■ Available data
__________
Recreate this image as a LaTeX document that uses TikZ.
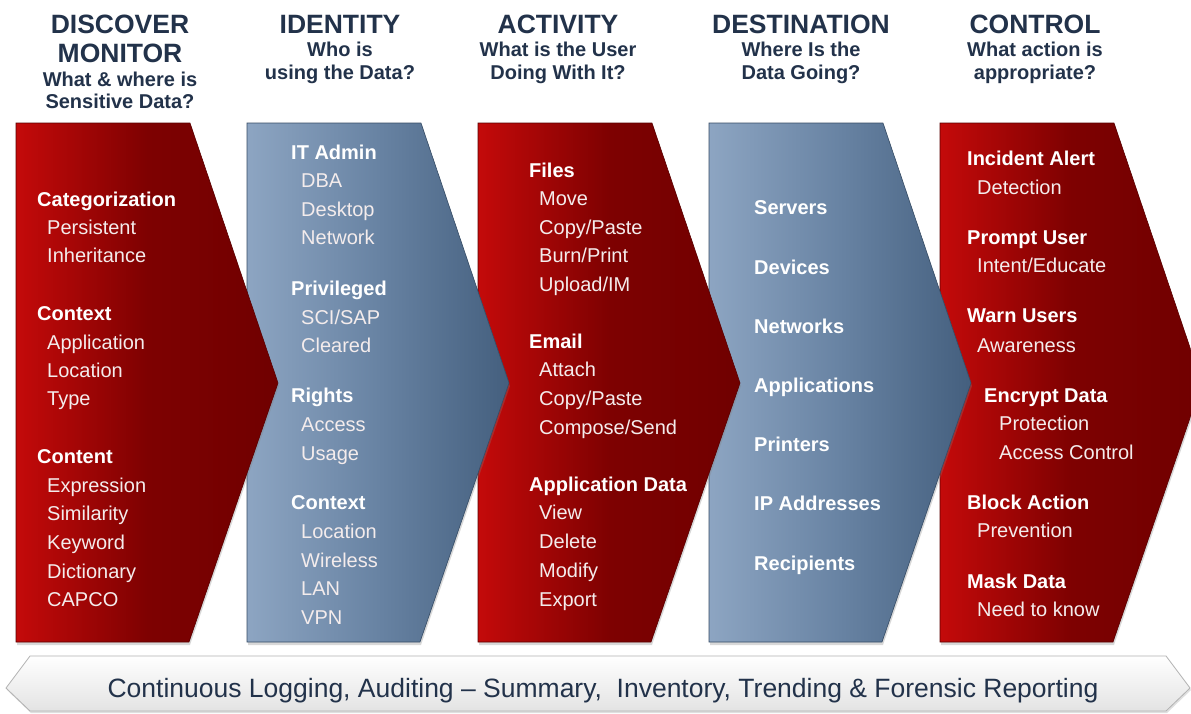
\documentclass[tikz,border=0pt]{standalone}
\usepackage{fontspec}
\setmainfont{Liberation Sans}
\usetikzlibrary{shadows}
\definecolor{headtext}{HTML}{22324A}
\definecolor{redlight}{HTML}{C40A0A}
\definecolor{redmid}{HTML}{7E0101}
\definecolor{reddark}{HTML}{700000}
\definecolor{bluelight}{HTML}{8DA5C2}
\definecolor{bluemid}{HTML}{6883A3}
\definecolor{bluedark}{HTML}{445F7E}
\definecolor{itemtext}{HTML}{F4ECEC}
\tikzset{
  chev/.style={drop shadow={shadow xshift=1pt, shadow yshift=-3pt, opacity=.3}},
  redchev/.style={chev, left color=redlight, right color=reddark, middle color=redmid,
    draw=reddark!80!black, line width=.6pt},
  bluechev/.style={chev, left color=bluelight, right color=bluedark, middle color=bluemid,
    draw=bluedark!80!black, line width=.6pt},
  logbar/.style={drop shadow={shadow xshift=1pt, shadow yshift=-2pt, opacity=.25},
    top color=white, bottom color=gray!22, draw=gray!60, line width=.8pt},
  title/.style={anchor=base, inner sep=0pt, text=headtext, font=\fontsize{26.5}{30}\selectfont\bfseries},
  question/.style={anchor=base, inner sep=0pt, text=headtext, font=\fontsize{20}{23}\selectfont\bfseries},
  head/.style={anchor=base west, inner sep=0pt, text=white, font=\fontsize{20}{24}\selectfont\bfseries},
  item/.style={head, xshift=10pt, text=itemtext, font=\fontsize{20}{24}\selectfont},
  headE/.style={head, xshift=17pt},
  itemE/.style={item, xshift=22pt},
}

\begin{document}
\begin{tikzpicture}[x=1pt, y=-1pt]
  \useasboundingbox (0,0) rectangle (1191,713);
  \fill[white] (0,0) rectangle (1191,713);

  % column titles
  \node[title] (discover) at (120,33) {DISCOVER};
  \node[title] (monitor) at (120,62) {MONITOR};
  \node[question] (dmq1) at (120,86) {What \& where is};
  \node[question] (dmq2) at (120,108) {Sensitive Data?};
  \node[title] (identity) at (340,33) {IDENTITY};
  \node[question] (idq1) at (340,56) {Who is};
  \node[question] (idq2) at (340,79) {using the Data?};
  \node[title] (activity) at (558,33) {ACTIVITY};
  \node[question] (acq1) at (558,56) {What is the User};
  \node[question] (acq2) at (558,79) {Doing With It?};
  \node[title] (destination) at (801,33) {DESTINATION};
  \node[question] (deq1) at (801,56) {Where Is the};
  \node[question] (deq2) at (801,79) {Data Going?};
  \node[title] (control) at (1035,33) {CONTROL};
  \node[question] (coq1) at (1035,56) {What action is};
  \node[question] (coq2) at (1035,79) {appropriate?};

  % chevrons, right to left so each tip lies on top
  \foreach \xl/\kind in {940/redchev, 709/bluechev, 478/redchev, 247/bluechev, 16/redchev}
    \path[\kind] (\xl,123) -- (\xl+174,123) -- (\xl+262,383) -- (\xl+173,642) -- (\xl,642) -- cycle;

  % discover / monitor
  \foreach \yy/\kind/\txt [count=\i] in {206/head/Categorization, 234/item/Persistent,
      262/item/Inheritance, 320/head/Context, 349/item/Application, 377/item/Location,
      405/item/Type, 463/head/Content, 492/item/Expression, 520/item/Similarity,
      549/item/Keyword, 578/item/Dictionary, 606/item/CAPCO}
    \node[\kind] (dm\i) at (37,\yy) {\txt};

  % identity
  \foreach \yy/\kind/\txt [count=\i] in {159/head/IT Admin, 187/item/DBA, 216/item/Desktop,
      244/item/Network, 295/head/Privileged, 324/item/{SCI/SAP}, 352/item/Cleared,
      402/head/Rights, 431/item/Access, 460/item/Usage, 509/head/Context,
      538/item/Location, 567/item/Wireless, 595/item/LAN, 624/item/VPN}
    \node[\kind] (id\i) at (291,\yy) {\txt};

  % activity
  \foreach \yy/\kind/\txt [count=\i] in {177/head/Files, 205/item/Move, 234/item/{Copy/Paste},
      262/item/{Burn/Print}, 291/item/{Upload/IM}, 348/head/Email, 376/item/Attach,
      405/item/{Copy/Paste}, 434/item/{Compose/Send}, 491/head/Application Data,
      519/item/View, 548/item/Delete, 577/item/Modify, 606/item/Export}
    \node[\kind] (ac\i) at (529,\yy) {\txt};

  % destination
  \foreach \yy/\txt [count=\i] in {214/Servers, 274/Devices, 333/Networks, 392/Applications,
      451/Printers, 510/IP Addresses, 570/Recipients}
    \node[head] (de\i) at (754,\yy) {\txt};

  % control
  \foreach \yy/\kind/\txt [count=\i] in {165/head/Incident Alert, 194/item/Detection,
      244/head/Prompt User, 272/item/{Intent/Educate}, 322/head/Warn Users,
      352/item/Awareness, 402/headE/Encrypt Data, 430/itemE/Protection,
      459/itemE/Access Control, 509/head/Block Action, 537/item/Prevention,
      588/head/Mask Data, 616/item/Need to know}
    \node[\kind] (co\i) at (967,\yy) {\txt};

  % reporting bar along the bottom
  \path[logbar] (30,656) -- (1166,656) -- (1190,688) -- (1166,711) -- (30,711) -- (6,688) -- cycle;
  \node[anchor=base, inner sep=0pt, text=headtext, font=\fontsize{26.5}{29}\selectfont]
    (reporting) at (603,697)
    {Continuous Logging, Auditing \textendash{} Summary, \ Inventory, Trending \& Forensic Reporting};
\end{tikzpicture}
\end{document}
__________
■ Aim of the exercise
Copy every line of the data exactly as written, excluding the pictures.

■ Response to this task
Recreate this image as a LaTeX document that uses TikZ.
\documentclass[tikz,border=0pt]{standalone}
\usepackage{fontspec}
\setmainfont{Liberation Sans}
\usetikzlibrary{shadows}
\definecolor{headtext}{HTML}{22324A}
\definecolor{redlight}{HTML}{C40A0A}
\definecolor{redmid}{HTML}{7E0101}
\definecolor{reddark}{HTML}{700000}
\definecolor{bluelight}{HTML}{8DA5C2}
\definecolor{bluemid}{HTML}{6883A3}
\definecolor{bluedark}{HTML}{445F7E}
\definecolor{itemtext}{HTML}{F4ECEC}
\tikzset{
  chev/.style={drop shadow={shadow xshift=1pt, shadow yshift=-3pt, opacity=.3}},
  redchev/.style={chev, left color=redlight, right color=reddark, middle color=redmid,
    draw=reddark!80!black, line width=.6pt},
  bluechev/.style={chev, left color=bluelight, right color=bluedark, middle color=bluemid,
    draw=bluedark!80!black, line width=.6pt},
  logbar/.style={drop shadow={shadow xshift=1pt, shadow yshift=-2pt, opacity=.25},
    top color=white, bottom color=gray!22, draw=gray!60, line width=.8pt},
  title/.style={anchor=base, inner sep=0pt, text=headtext, font=\fontsize{26.5}{30}\selectfont\bfseries},
  question/.style={anchor=base, inner sep=0pt, text=headtext, font=\fontsize{20}{23}\selectfont\bfseries},
  head/.style={anchor=base west, inner sep=0pt, text=white, font=\fontsize{20}{24}\selectfont\bfseries},
  item/.style={head, xshift=10pt, text=itemtext, font=\fontsize{20}{24}\selectfont},
  headE/.style={head, xshift=17pt},
  itemE/.style={item, xshift=22pt},
}

\begin{document}
\begin{tikzpicture}[x=1pt, y=-1pt]
  \useasboundingbox (0,0) rectangle (1191,713);
  \fill[white] (0,0) rectangle (1191,713);

  % column titles
  \node[title] (discover) at (120,33) {DISCOVER};
  \node[title] (monitor) at (120,62) {MONITOR};
  \node[question] (dmq1) at (120,86) {What \& where is};
  \node[question] (dmq2) at (120,108) {Sensitive Data?};
  \node[title] (identity) at (340,33) {IDENTITY};
  \node[question] (idq1) at (340,56) {Who is};
  \node[question] (idq2) at (340,79) {using the Data?};
  \node[title] (activity) at (558,33) {ACTIVITY};
  \node[question] (acq1) at (558,56) {What is the User};
  \node[question] (acq2) at (558,79) {Doing With It?};
  \node[title] (destination) at (801,33) {DESTINATION};
  \node[question] (deq1) at (801,56) {Where Is the};
  \node[question] (deq2) at (801,79) {Data Going?};
  \node[title] (control) at (1035,33) {CONTROL};
  \node[question] (coq1) at (1035,56) {What action is};
  \node[question] (coq2) at (1035,79) {appropriate?};

  % chevrons, right to left so each tip lies on top
  \foreach \xl/\kind in {940/redchev, 709/bluechev, 478/redchev, 247/bluechev, 16/redchev}
    \path[\kind] (\xl,123) -- (\xl+174,123) -- (\xl+262,383) -- (\xl+173,642) -- (\xl,642) -- cycle;

  % discover / monitor
  \foreach \yy/\kind/\txt [count=\i] in {206/head/Categorization, 234/item/Persistent,
      262/item/Inheritance, 320/head/Context, 349/item/Application, 377/item/Location,
      405/item/Type, 463/head/Content, 492/item/Expression, 520/item/Similarity,
      549/item/Keyword, 578/item/Dictionary, 606/item/CAPCO}
    \node[\kind] (dm\i) at (37,\yy) {\txt};

  % identity
  \foreach \yy/\kind/\txt [count=\i] in {159/head/IT Admin, 187/item/DBA, 216/item/Desktop,
      244/item/Network, 295/head/Privileged, 324/item/{SCI/SAP}, 352/item/Cleared,
      402/head/Rights, 431/item/Access, 460/item/Usage, 509/head/Context,
      538/item/Location, 567/item/Wireless, 595/item/LAN, 624/item/VPN}
    \node[\kind] (id\i) at (291,\yy) {\txt};

  % activity
  \foreach \yy/\kind/\txt [count=\i] in {177/head/Files, 205/item/Move, 234/item/{Copy/Paste},
      262/item/{Burn/Print}, 291/item/{Upload/IM}, 348/head/Email, 376/item/Attach,
      405/item/{Copy/Paste}, 434/item/{Compose/Send}, 491/head/Application Data,
      519/item/View, 548/item/Delete, 577/item/Modify, 606/item/Export}
    \node[\kind] (ac\i) at (529,\yy) {\txt};

  % destination
  \foreach \yy/\txt [count=\i] in {214/Servers, 274/Devices, 333/Networks, 392/Applications,
      451/Printers, 510/IP Addresses, 570/Recipients}
    \node[head] (de\i) at (754,\yy) {\txt};

  % control
  \foreach \yy/\kind/\txt [count=\i] in {165/head/Incident Alert, 194/item/Detection,
      244/head/Prompt User, 272/item/{Intent/Educate}, 322/head/Warn Users,
      352/item/Awareness, 402/headE/Encrypt Data, 430/itemE/Protection,
      459/itemE/Access Control, 509/head/Block Action, 537/item/Prevention,
      588/head/Mask Data, 616/item/Need to know}
    \node[\kind] (co\i) at (967,\yy) {\txt};

  % reporting bar along the bottom
  \path[logbar] (30,656) -- (1166,656) -- (1190,688) -- (1166,711) -- (30,711) -- (6,688) -- cycle;
  \node[anchor=base, inner sep=0pt, text=headtext, font=\fontsize{26.5}{29}\selectfont]
    (reporting) at (603,697)
    {Continuous Logging, Auditing \textendash{} Summary, \ Inventory, Trending \& Forensic Reporting};
\end{tikzpicture}
\end{document}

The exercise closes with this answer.